I realize that it's way too soon for the seedlings to start popping up, but if I let them grow where they are, I'm assuming I'll have plenty of them next year and I'm trying to decide if want that or not.
I figured that the purple and white blooms might be two different plants, but it's hard to crawl under my roebelinii (spines!) to check it out more closely. Thanks for the info!
FoF,
Humming birds LOVE columbine. :) The seedling's leaves look exactly like the adult leaves, so they *are* relatively easy to identify and destroy. Around here they function well as a medium hieght bedding plant, and they're a staple of cottage gardens. I'm not sure how well they'll do with all of your sun and heat but there are at least three species of columbine that are California natives, aquilegia formosa, aquilegia pubescens, and aquilegia exima.
You can tell the INS that your columbines aren't illegal aliens. :)
-Joe G.
I have them planted in a pretty shady spot, right under a Pygmy date palm (Phoenix roebelinii).

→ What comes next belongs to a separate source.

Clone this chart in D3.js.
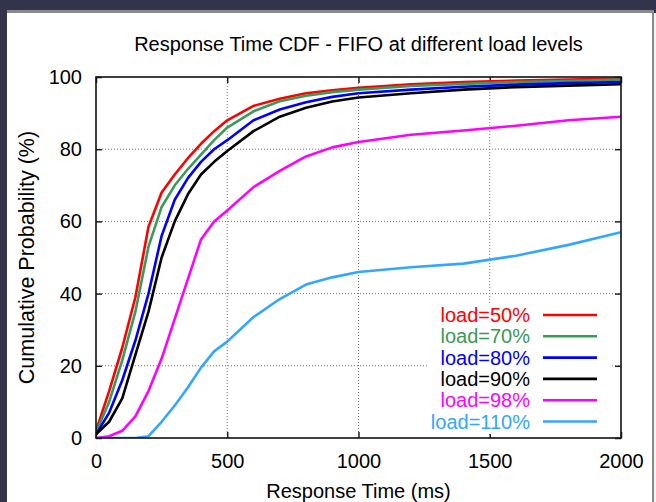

But it will get hot later this summer, and by then, they will have lost their blooms, correct? What does the rest of the plant look like in mid-to-late summer?
If you dead head the flowers to prevent seed you can cut back the flower stems when they've died. You'll just have little clumps of delicate gingko-like leaves until the days get shorter. I am not sure if columbine are evergreen without a killing frost.
You could always intersperse them with something else that starts growing a bit later in the season, and the columbine could just be cool-weather fill-ins. :)
I'm not sure what emerges when in your zone, maybe some Siam tulips? They're gingers, roscoea, I believe, and I think you can cut them back annually, giving your columbine a chance to peak out. :)
-Joe
Those Aquilegias look like the Songbird series, and they make very few seed at all. That's why they are often so expensive, and they don't normally flower until the second year.
I have some I grew from seed, they had to be hand pollinated so the seed was expensive for named varieties, the flowers are large and plants fairly dwarf. The seed pods are twisted and sticky, with a few non-viable seeds (brown) and even less viable (black). From some seed I took off them I got about 4 plants from 2 different colours.
Songbird series! Who knew. Well that's really good to know about those...
I just might keep 'em around. They've even got more flowers now.
They were around $8.50 each for the three plants. Does that seem expensive for those?
That's about what you would pay here for a good hybrid plant. I paid over £3 a packet for 10 seeds several years ago, that's over $6.
What size pots did you buy them in? If they were in 4" pots that seems a bit pricey but if they were gallons then that's about normal. Although if they're a special hybrid that's hard to find even that price for a 4" pot might be normal.
They were in 1 gal. containers. They were already pretty developed with blooms and buds when I planted 'em.